### DATASET SECTION:
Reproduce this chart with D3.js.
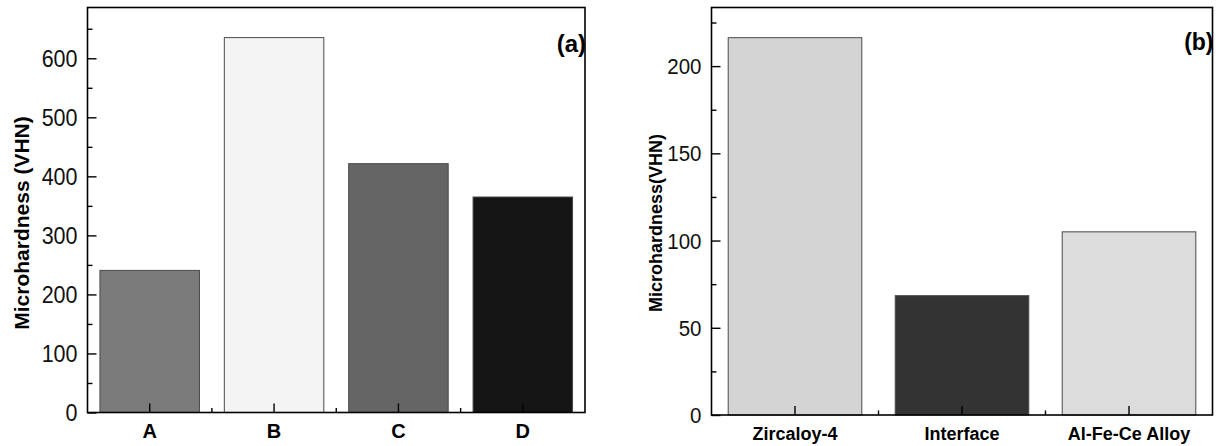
<!DOCTYPE html>
<html>
<head>
<meta charset="utf-8">
<script src="https://cdn.jsdelivr.net/npm/d3@7"></script>
<style>
  html, body { margin: 0; padding: 0; background: #fff; }
  svg { display: block; }
  svg text { font-family: "Liberation Sans", Arial, sans-serif; }
  .bar { stroke: #4a4a4a; stroke-width: 1; }
  .frame { fill: none; stroke: #000; stroke-width: 1.6; }
  .tick line { stroke: #000; stroke-width: 1.4; }
</style>
</head>
<body>
<div id="viz"></div>
<script>
// --- データ ---
const catsA = ["A", "B", "C", "D"];
const valsA = [240.7, 635, 421.5, 365];
const fillsA = ["#7b7b7b", "#f4f4f4", "#656565", "#151515"];
const ticksA = [0, 100, 200, 300, 400, 500, 600];
const minorA = [50, 150, 250, 350, 450, 550, 650];

const catsB = ["Zircaloy-4", "Interface", "Al-Fe-Ce Alloy"];
const valsB = [216.3, 68.4, 105];
const fillsB = ["#d4d4d4", "#333333", "#dcdcdc"];
const ticksB = [0, 50, 100, 150, 200];
const minorB = [25, 75, 125, 175, 225];

const svg = d3.select("#viz").append("svg")
  .attr("width", 1219)
  .attr("height", 446);

// 元画像は縦方向に少し伸びているので文字も縦に少し伸ばす
const STRETCH = 1.07;

// --- パネル描画 ---
function drawPanel(p) {
  const g = svg.append("g");

  const x = d3.scaleBand()
    .domain(p.cats)
    .range([p.left, p.right])
    .paddingInner(0.2)
    .paddingOuter(0.1);

  const y = d3.scaleLinear()
    .domain([0, p.yMax])
    .range([p.bottom, p.top]);

  // バー
  g.selectAll(".bar")
    .data(p.cats)
    .enter().append("rect")
    .attr("class", "bar")
    .attr("x", d => x(d))
    .attr("width", x.bandwidth())
    .attr("y", (d, i) => y(p.vals[i]))
    .attr("height", (d, i) => y(0) - y(p.vals[i]))
    .attr("fill", (d, i) => p.fills[i]);

  // 左軸 (目盛は内向き)
  const yAxis = g.append("g")
    .attr("transform", `translate(${p.left},0)`)
    .call(d3.axisLeft(y).tickValues(p.ticks).tickSize(-9).tickPadding(10));
  yAxis.select(".domain").remove();
  yAxis.selectAll(".tick text")
    .attr("transform", `scale(1,${STRETCH})`)
    .attr("y", 0)
    .attr("dy", "0.34em")
    .style("font-size", p.tickFont + "px")
    .style("fill", "#111");

  const yMinor = g.append("g")
    .attr("transform", `translate(${p.left},0)`)
    .call(d3.axisLeft(y).tickValues(p.minor).tickSize(-5).tickFormat(""));
  yMinor.select(".domain").remove();

  // 下軸
  const xAxis = g.append("g")
    .attr("transform", `translate(0,${p.bottom})`)
    .call(d3.axisBottom(x).tickSize(-9).tickPadding(p.xPad));
  xAxis.select(".domain").remove();
  xAxis.selectAll("text")
    .style("font-size", p.xFont + "px")
    .style("font-weight", "bold")
    .style("fill", "#000");

  // カテゴリ間の小目盛
  const step = x.step();
  g.selectAll(".xminor")
    .data(p.cats.slice(0, -1))
    .enter().append("line")
    .attr("stroke", "#000")
    .attr("stroke-width", 1.4)
    .attr("x1", d => x(d) + x.bandwidth() + (step - x.bandwidth()) / 2)
    .attr("x2", d => x(d) + x.bandwidth() + (step - x.bandwidth()) / 2)
    .attr("y1", p.bottom)
    .attr("y2", p.bottom - 4.5);

  // 枠
  g.append("rect")
    .attr("class", "frame")
    .attr("x", p.left)
    .attr("y", p.top)
    .attr("width", p.right - p.left)
    .attr("height", p.bottom - p.top);

  // 軸タイトル
  g.append("text")
    .attr("transform", `translate(${p.titleX},${p.titleY}) rotate(-90)`)
    .attr("text-anchor", "middle")
    .style("font-size", p.titleFont + "px")
    .style("font-weight", "bold")
    .text(p.title);

  // パネルラベル
  g.append("text")
    .attr("x", p.right + 1)
    .attr("y", p.labelY)
    .attr("text-anchor", "end")
    .style("font-size", p.labelFont + "px")
    .style("font-weight", "bold")
    .text(p.label);
}

drawPanel({
  cats: catsA, vals: valsA, fills: fillsA, ticks: ticksA, minor: minorA,
  yMax: 686, left: 87.5, right: 585, top: 7.5, bottom: 412.5,
  tickFont: 21.5, xFont: 20, xPad: 11.5,
  title: "Microhardness (VHN)", titleX: 29, titleY: 223, titleFont: 21,
  label: "(a)", labelY: 51.5, labelFont: 24
});

drawPanel({
  cats: catsB, vals: valsB, fills: fillsB, ticks: ticksB, minor: minorB,
  yMax: 233.6, left: 711.5, right: 1212.5, top: 7.5, bottom: 415,
  tickFont: 20.5, xFont: 18, xPad: 12.2,
  title: "Microhardness(VHN)", titleX: 662, titleY: 223, titleFont: 18,
  label: "(b)", labelY: 49.5, labelFont: 23
});
</script>
</body>
</html>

### TASK GOAL:
Repeat the data exactly, without the pictures.

### WORKED SOLUTION:
Reproduce this chart with D3.js.
<!DOCTYPE html>
<html>
<head>
<meta charset="utf-8">
<script src="https://cdn.jsdelivr.net/npm/d3@7"></script>
<style>
  html, body { margin: 0; padding: 0; background: #fff; }
  svg { display: block; }
  svg text { font-family: "Liberation Sans", Arial, sans-serif; }
  .bar { stroke: #4a4a4a; stroke-width: 1; }
  .frame { fill: none; stroke: #000; stroke-width: 1.6; }
  .tick line { stroke: #000; stroke-width: 1.4; }
</style>
</head>
<body>
<div id="viz"></div>
<script>
// --- データ ---
const catsA = ["A", "B", "C", "D"];
const valsA = [240.7, 635, 421.5, 365];
const fillsA = ["#7b7b7b", "#f4f4f4", "#656565", "#151515"];
const ticksA = [0, 100, 200, 300, 400, 500, 600];
const minorA = [50, 150, 250, 350, 450, 550, 650];

const catsB = ["Zircaloy-4", "Interface", "Al-Fe-Ce Alloy"];
const valsB = [216.3, 68.4, 105];
const fillsB = ["#d4d4d4", "#333333", "#dcdcdc"];
const ticksB = [0, 50, 100, 150, 200];
const minorB = [25, 75, 125, 175, 225];

const svg = d3.select("#viz").append("svg")
  .attr("width", 1219)
  .attr("height", 446);

// 元画像は縦方向に少し伸びているので文字も縦に少し伸ばす
const STRETCH = 1.07;

// --- パネル描画 ---
function drawPanel(p) {
  const g = svg.append("g");

  const x = d3.scaleBand()
    .domain(p.cats)
    .range([p.left, p.right])
    .paddingInner(0.2)
    .paddingOuter(0.1);

  const y = d3.scaleLinear()
    .domain([0, p.yMax])
    .range([p.bottom, p.top]);

  // バー
  g.selectAll(".bar")
    .data(p.cats)
    .enter().append("rect")
    .attr("class", "bar")
    .attr("x", d => x(d))
    .attr("width", x.bandwidth())
    .attr("y", (d, i) => y(p.vals[i]))
    .attr("height", (d, i) => y(0) - y(p.vals[i]))
    .attr("fill", (d, i) => p.fills[i]);

  // 左軸 (目盛は内向き)
  const yAxis = g.append("g")
    .attr("transform", `translate(${p.left},0)`)
    .call(d3.axisLeft(y).tickValues(p.ticks).tickSize(-9).tickPadding(10));
  yAxis.select(".domain").remove();
  yAxis.selectAll(".tick text")
    .attr("transform", `scale(1,${STRETCH})`)
    .attr("y", 0)
    .attr("dy", "0.34em")
    .style("font-size", p.tickFont + "px")
    .style("fill", "#111");

  const yMinor = g.append("g")
    .attr("transform", `translate(${p.left},0)`)
    .call(d3.axisLeft(y).tickValues(p.minor).tickSize(-5).tickFormat(""));
  yMinor.select(".domain").remove();

  // 下軸
  const xAxis = g.append("g")
    .attr("transform", `translate(0,${p.bottom})`)
    .call(d3.axisBottom(x).tickSize(-9).tickPadding(p.xPad));
  xAxis.select(".domain").remove();
  xAxis.selectAll("text")
    .style("font-size", p.xFont + "px")
    .style("font-weight", "bold")
    .style("fill", "#000");

  // カテゴリ間の小目盛
  const step = x.step();
  g.selectAll(".xminor")
    .data(p.cats.slice(0, -1))
    .enter().append("line")
    .attr("stroke", "#000")
    .attr("stroke-width", 1.4)
    .attr("x1", d => x(d) + x.bandwidth() + (step - x.bandwidth()) / 2)
    .attr("x2", d => x(d) + x.bandwidth() + (step - x.bandwidth()) / 2)
    .attr("y1", p.bottom)
    .attr("y2", p.bottom - 4.5);

  // 枠
  g.append("rect")
    .attr("class", "frame")
    .attr("x", p.left)
    .attr("y", p.top)
    .attr("width", p.right - p.left)
    .attr("height", p.bottom - p.top);

  // 軸タイトル
  g.append("text")
    .attr("transform", `translate(${p.titleX},${p.titleY}) rotate(-90)`)
    .attr("text-anchor", "middle")
    .style("font-size", p.titleFont + "px")
    .style("font-weight", "bold")
    .text(p.title);

  // パネルラベル
  g.append("text")
    .attr("x", p.right + 1)
    .attr("y", p.labelY)
    .attr("text-anchor", "end")
    .style("font-size", p.labelFont + "px")
    .style("font-weight", "bold")
    .text(p.label);
}

drawPanel({
  cats: catsA, vals: valsA, fills: fillsA, ticks: ticksA, minor: minorA,
  yMax: 686, left: 87.5, right: 585, top: 7.5, bottom: 412.5,
  tickFont: 21.5, xFont: 20, xPad: 11.5,
  title: "Microhardness (VHN)", titleX: 29, titleY: 223, titleFont: 21,
  label: "(a)", labelY: 51.5, labelFont: 24
});

drawPanel({
  cats: catsB, vals: valsB, fills: fillsB, ticks: ticksB, minor: minorB,
  yMax: 233.6, left: 711.5, right: 1212.5, top: 7.5, bottom: 415,
  tickFont: 20.5, xFont: 18, xPad: 12.2,
  title: "Microhardness(VHN)", titleX: 662, titleY: 223, titleFont: 18,
  label: "(b)", labelY: 49.5, labelFont: 23
});
</script>
</body>
</html>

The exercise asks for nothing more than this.